MW: Crude surges 9% as stocks rally, dollar weakens
Oil futures record biggest one-day gain since Nov. 4
NEW YORK (MarketWatch) -- Crude-oil futures surged more than 9% Monday, gaining the most in nearly three weeks, as a weaker dollar and stronger stocks pushed commodities broadly higher.
Crude for January delivery surged $4.57, or 9.2%, to end at $54.50 a barrel on the New York Mercantile Exchange. Crude hasn't rallied this much since it closed up 10% on Nov. 4. The contract jumped 11% earlier in the session to an intraday high of $55.30.
The U.S. government agreed to rescue Citigroup, once the nation's largest bank, in a $326 billion plan to avoid financial collapse. Stocks rallied after the news, while the dollar fell sharply against its major rivals.
"Surging stock markets following the rescue plan for troubled Citigroup have lifted sentiment and, in the process, lifted crude prices," Nimit Khamar, analyst at Sucden Research, said in a note.
The depreciating dollar and potential production cuts by the Organization of Petroleum Exporting Countries also played a role in oil prices, Khamar said.
In currencies trading, the dollar index , which tracks the value of the greenback against other major currencies, lost 1.6%. Dollar weakness typically spells gains in the prices of dollar-denominated commodities such as gold and oil, because they're cheaper for holders of other currencies.
The greenback was overshadowed by heightened worries over the financial sector, following the government's rescue of Citigroup, analysts said. See Currencies.
The government plan, however, helped boost U.S. equity markets. The Dow Jones Industrial Average surged 300. Meanwhile, shares of Citigroup (C:
5.95, +2.18, +57.8%) jumped more than 60%. See Market Snapshot.
Rising stocks were raising investors' sentiment in commodities trading, analysts said.
"The correlation play continues," said Zachary Oxman, a senior trader at Wisdom Financial. "The market is rallying, as is crude."
Oxman also pointed out that the gains could be short-lived. "I don't see either rally holding today, and one thing I'm certain of is that this will be a very thin and very volatile week," he said.
Gloomy economy
Potentially putting downward pressures in oil prices, there was more gloomy news on the economic front to start the week, this time in Germany. A closely watched gauge of business sentiment in Europe's biggest economy plummeted to its lowest level in 15 years in November. See full story.
U.S. existing-home sales retreated last month as the weak stock market and a poor economic backdrop caused buyers to pull back, according to the National Association of Realtors on Monday.

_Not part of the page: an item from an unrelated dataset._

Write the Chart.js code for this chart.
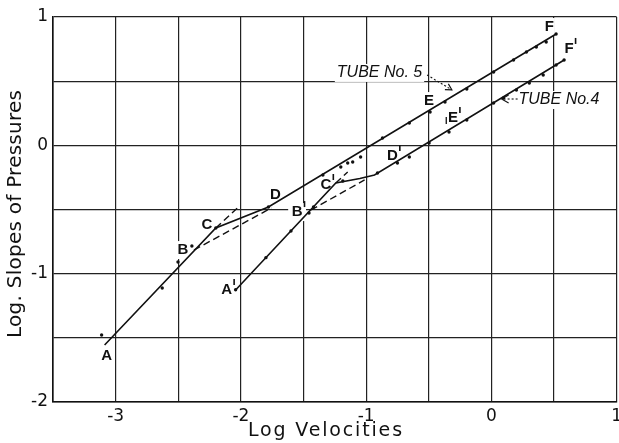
<!DOCTYPE html>
<html>
<head>
<meta charset="utf-8">
<script src="https://cdn.jsdelivr.net/npm/chart.js@4.4.1/dist/chart.umd.min.js"></script>
<style>
  html, body { margin: 0; padding: 0; overflow: hidden; background: #fff; }
  #wrap { width: 626px; height: 443px; position: relative; }
</style>
</head>
<body>
<div id="wrap"><canvas id="chart"></canvas></div>
<script>
// ---- data (log velocity, log slope of pressure) ----
// tube No. 5, solid line A - C - D - F
var tube5X = [-3.088, -2.200, -1.780, 0.517];
var tube5Y = [-1.556, -0.644, -0.480, 0.868];
// tube No. 5, observed points
var tube5DotX = [-3.112, -2.628, -2.502, -2.391, -2.200, -1.780, -1.345, -1.202, -1.147, -1.107, -1.044, -0.869, -0.655, -0.489, -0.370, -0.196, 0.018, 0.177, 0.280, 0.359, 0.438, 0.517];
var tube5DotY = [-1.478, -1.112, -0.909, -0.784, -0.644, -0.480, -0.231, -0.169, -0.138, -0.130, -0.091, 0.057, 0.174, 0.260, 0.338, 0.439, 0.571, 0.665, 0.727, 0.766, 0.805, 0.868];
// tube No. 5, dashed lines
var tube5DashAX = [-2.200, -2.018];
var tube5DashAY = [-0.644, -0.480];
var tube5DashBX = [-2.375, -1.757];
var tube5DashBY = [-0.816, -0.488];

// tube No. 4, solid line A' - C' - bend - F'
var tube4X = [-2.042, -1.242, -1.050, -0.933, 0.581];
var tube4Y = [-1.127, -0.294, -0.258, -0.231, 0.665];
var tube4DotX = [-2.042, -1.800, -1.600, -1.456, -1.420, -1.186, -0.909, -0.750, -0.655, -0.497, -0.338, -0.196, 0.018, 0.097, 0.200, 0.303, 0.414, 0.517, 0.581];
var tube4DotY = [-1.125, -0.875, -0.667, -0.527, -0.480, -0.278, -0.216, -0.138, -0.091, 0.018, 0.104, 0.197, 0.330, 0.369, 0.431, 0.486, 0.548, 0.626, 0.665];
var tube4DashAX = [-1.242, -1.147];
var tube4DashAY = [-0.294, -0.208];
var tube4DashBX = [-1.440, -1.012];
var tube4DashBY = [-0.504, -0.270];

// axis ticks
var xTickLabels = { '-3': '-3', '-2': '-2', '-1': '-1', '0': '0', '1': '1' };
var yTickLabels = { '1': '1', '0': '0', '-1': '-1', '-2': '-2' };

function pts(xs, ys) {
  return xs.map(function (x, i) { return { x: x, y: ys[i] }; });
}

// letters on the curves: [text, x, y, prime]
var letters = [
  ['A', -3.072, -1.642, false],
  ['B', -2.462, -0.816, false],
  ['C', -2.272, -0.621, false],
  ['D', -1.725, -0.387, false],
  ['A', -2.113, -1.127, true],
  ['B', -1.551, -0.520, true],
  ['C', -1.321, -0.309, true],
  ['D', -0.790, -0.083, true],
  ['E', -0.497, 0.345, false],
  ['E', -0.307, 0.213, true],
  ['F', 0.462, 0.922, false],
  ['F', 0.620, 0.751, true]
];

var annotations = {
  id: 'annotations',
  beforeDatasetsDraw: function (chart) {
    var ctx = chart.ctx, sx = chart.scales.x, sy = chart.scales.y;
    ctx.save();
    ctx.fillStyle = '#fff';
    ctx.font = 'bold 15px "Liberation Sans"';
    letters.forEach(function (l) {
      var px = sx.getPixelForValue(l[1]), py = sy.getPixelForValue(l[2]);
      var w = ctx.measureText(l[0]).width + (l[3] ? 5 : 0);
      ctx.fillRect(px - w / 2 - 1, py - 9, w + 2, 18);
    });
    ctx.font = 'italic 16px "Liberation Sans"';
    var t5x = sx.getPixelForValue(-0.893), t5y = sy.getPixelForValue(0.564);
    var w5 = ctx.measureText('TUBE No. 5').width;
    ctx.fillRect(t5x - w5 / 2 - 2, t5y - 9, w5 + 4, 18);
    var t4x = sx.getPixelForValue(0.217), t4y = sy.getPixelForValue(0.353);
    var w4 = ctx.measureText('TUBE No.4').width;
    ctx.fillRect(t4x - 2, t4y - 9, w4 + 4, 18);
    ctx.restore();
  },
  afterDatasetsDraw: function (chart) {
    var ctx = chart.ctx, sx = chart.scales.x, sy = chart.scales.y;
    ctx.save();
    ctx.fillStyle = '#111';
    ctx.strokeStyle = '#111';
    ctx.textAlign = 'center';
    ctx.textBaseline = 'middle';
    ctx.font = 'bold 15px "Liberation Sans"';
    letters.forEach(function (l) {
      var px = sx.getPixelForValue(l[1]), py = sy.getPixelForValue(l[2]);
      ctx.fillText(l[0], px, py);
      if (l[3]) {
        var w = ctx.measureText(l[0]).width;
        ctx.lineWidth = 1.6;
        ctx.beginPath();
        ctx.moveTo(px + w / 2 + 2, py - 11);
        ctx.lineTo(px + w / 2 + 2, py - 5);
        ctx.stroke();
      }
    });

    // TUBE No. 5 with dotted leader
    ctx.font = 'italic 16px "Liberation Sans"';
    ctx.fillText('TUBE No. 5', sx.getPixelForValue(-0.893), sy.getPixelForValue(0.564));
    var ax0 = sx.getPixelForValue(-0.513), ay0 = sy.getPixelForValue(0.548);
    var ax1 = sx.getPixelForValue(-0.315), ay1 = sy.getPixelForValue(0.432);
    ctx.lineWidth = 1.1;
    ctx.setLineDash([2, 2]);
    ctx.beginPath(); ctx.moveTo(ax0, ay0); ctx.lineTo(ax1, ay1); ctx.stroke();
    ctx.setLineDash([]);
    var ang = Math.atan2(ay1 - ay0, ax1 - ax0);
    ctx.beginPath();
    ctx.moveTo(ax1 - 7 * Math.cos(ang - 0.5), ay1 - 7 * Math.sin(ang - 0.5));
    ctx.lineTo(ax1, ay1);
    ctx.lineTo(ax1 - 7 * Math.cos(ang + 0.5), ay1 - 7 * Math.sin(ang + 0.5));
    ctx.stroke();

    // TUBE No.4 with dotted arrow
    var bx0 = sx.getPixelForValue(0.082), by0 = sy.getPixelForValue(0.361);
    var bx1 = sx.getPixelForValue(0.210);
    ctx.setLineDash([2, 2]);
    ctx.beginPath(); ctx.moveTo(bx0 + 2, by0); ctx.lineTo(bx1, by0); ctx.stroke();
    ctx.setLineDash([]);
    ctx.beginPath();
    ctx.moveTo(bx0 + 7, by0 - 4); ctx.lineTo(bx0, by0); ctx.lineTo(bx0 + 7, by0 + 4);
    ctx.stroke();
    ctx.textAlign = 'left';
    ctx.fillText('TUBE No.4', sx.getPixelForValue(0.217), sy.getPixelForValue(0.353));

    // small mark before E'
    var mx = sx.getPixelForValue(-0.36), my = sy.getPixelForValue(0.19);
    ctx.lineWidth = 1.3;
    ctx.beginPath(); ctx.moveTo(mx, my - 4); ctx.lineTo(mx, my + 3); ctx.stroke();
    ctx.restore();
  },
  afterDraw: function (chart) {
    var ctx = chart.ctx;
    ctx.save();
    ctx.fillStyle = '#111';
    ctx.textAlign = 'center';
    ctx.textBaseline = 'middle';
    ctx.font = '19px "DejaVu Sans"';
    fitText(ctx, 'Log Velocities', 325, 431, 154);
    ctx.font = '20px "DejaVu Sans"';
    ctx.translate(16, 214);
    ctx.rotate(-Math.PI / 2);
    fitText(ctx, 'Log. Slopes of Pressures', 0, 0, 248);
    ctx.restore();
  }
};

function fitText(ctx, txt, x, y, target) {
  ctx.letterSpacing = '0px';
  var w = ctx.measureText(txt).width;
  var sp = (target - w) / (txt.length - 1);
  ctx.letterSpacing = sp.toFixed(2) + 'px';
  ctx.fillText(txt, x + sp / 2, y);
  ctx.letterSpacing = '0px';
}

var solid = { borderColor: '#111', borderWidth: 1.6, pointRadius: 0, showLine: true, fill: false };
var dashed = { borderColor: '#111', borderWidth: 1.4, pointRadius: 0, showLine: true, fill: false, borderDash: [7, 4] };
var dots = { backgroundColor: '#111', borderColor: '#111', pointRadius: 1.7, pointBorderWidth: 0, showLine: false };

new Chart(document.getElementById('chart'), {
  type: 'scatter',
  data: {
    datasets: [
      Object.assign({ data: pts(tube5X, tube5Y) }, solid),
      Object.assign({ data: pts(tube5DashAX, tube5DashAY) }, dashed),
      Object.assign({ data: pts(tube5DashBX, tube5DashBY) }, dashed),
      Object.assign({ data: pts(tube5DotX, tube5DotY) }, dots),
      Object.assign({ data: pts(tube4X, tube4Y) }, solid),
      Object.assign({ data: pts(tube4DashAX, tube4DashAY) }, dashed),
      Object.assign({ data: pts(tube4DashBX, tube4DashBY) }, dashed),
      Object.assign({ data: pts(tube4DotX, tube4DotY) }, dots)
    ]
  },
  options: {
    responsive: true,
    maintainAspectRatio: false,
    animation: false,
    layout: { padding: { top: 17, left: 0, right: 0, bottom: 0 } },
    plugins: { legend: { display: false }, tooltip: { enabled: false } },
    scales: {
      x: {
        type: 'linear', min: -3.5, max: 1,
        afterFit: function (s) { s.height = 41; },
        ticks: {
          stepSize: 0.5, autoSkip: false, maxRotation: 0, padding: 4, color: '#111',
          font: { family: 'DejaVu Sans', size: 17 },
          callback: function (v) { return xTickLabels[String(v)] || ''; }
        },
        grid: { color: '#222', lineWidth: 1.2, drawTicks: false },
        border: { color: '#111', width: 1.6 }
      },
      y: {
        type: 'linear', min: -2, max: 1,
        afterFit: function (s) { s.width = 53; },
        ticks: {
          stepSize: 0.5, autoSkip: false, padding: 5, color: '#111',
          font: { family: 'DejaVu Sans', size: 17 },
          callback: function (v) { return yTickLabels[String(v)] || ''; }
        },
        grid: { color: '#222', lineWidth: 1.2, drawTicks: false },
        border: { color: '#111', width: 1.6 }
      }
    }
  },
  plugins: [annotations]
});
</script>
</body>
</html>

"The drop in existing home sales and the expectation of bad news on durable-goods and consumer spending due out Wednesday have the potential to reverse any gains" in oil prices, said James Williams, an economist at energy research firm WTRG Economics.
In other commodities Monday, gold futures rose more than 4% to the highest in more than five weeks. The Reuters/Jefferies CRB Index , a benchmark gauging the prices of major commodities, advanced 5.1% to 243.12 points. See Metals Stocks.
Also on Nymex trading, January reformulated gasoline rose 7.3% to $1.1425 a gallon, and January heating oil gained 5% to $1.7844 a gallon.
Natural gas for December delivery added 2.6% to $6.48 per million British thermal units.
OPEC meeting
Traders were also awaiting the meetings of the Organization of Petroleum Exporting Countries. The oil cartel is slated to meet Saturday in Egypt and again on Dec. 17 in Algeria.
Venezuela's Oil Minister Rafael Ramirez said Sunday the cartel should reduce production by 1 million barrels a day at its Nov. 29 meeting, adding that the cuts should take effect before the end of the year, according to media reports.
Separately, Reuters reported that Iran's OPEC Gov. Mohammad Ali Khatibi said Monday the cartel should cut output further since previous supply cuts have not been successful in halting the big slide in prices.
"Gains have been limited as many market participants fear the magnitude of any OPEC cut will not be enough to counter the bearish sentiment and the fall in demand, which is continuing to deteriorate," Sucden Research's Khamar said.
The cartel needs to show its willingness to continue cutting output in line with falling demand if it wants to stabilize prices, he said.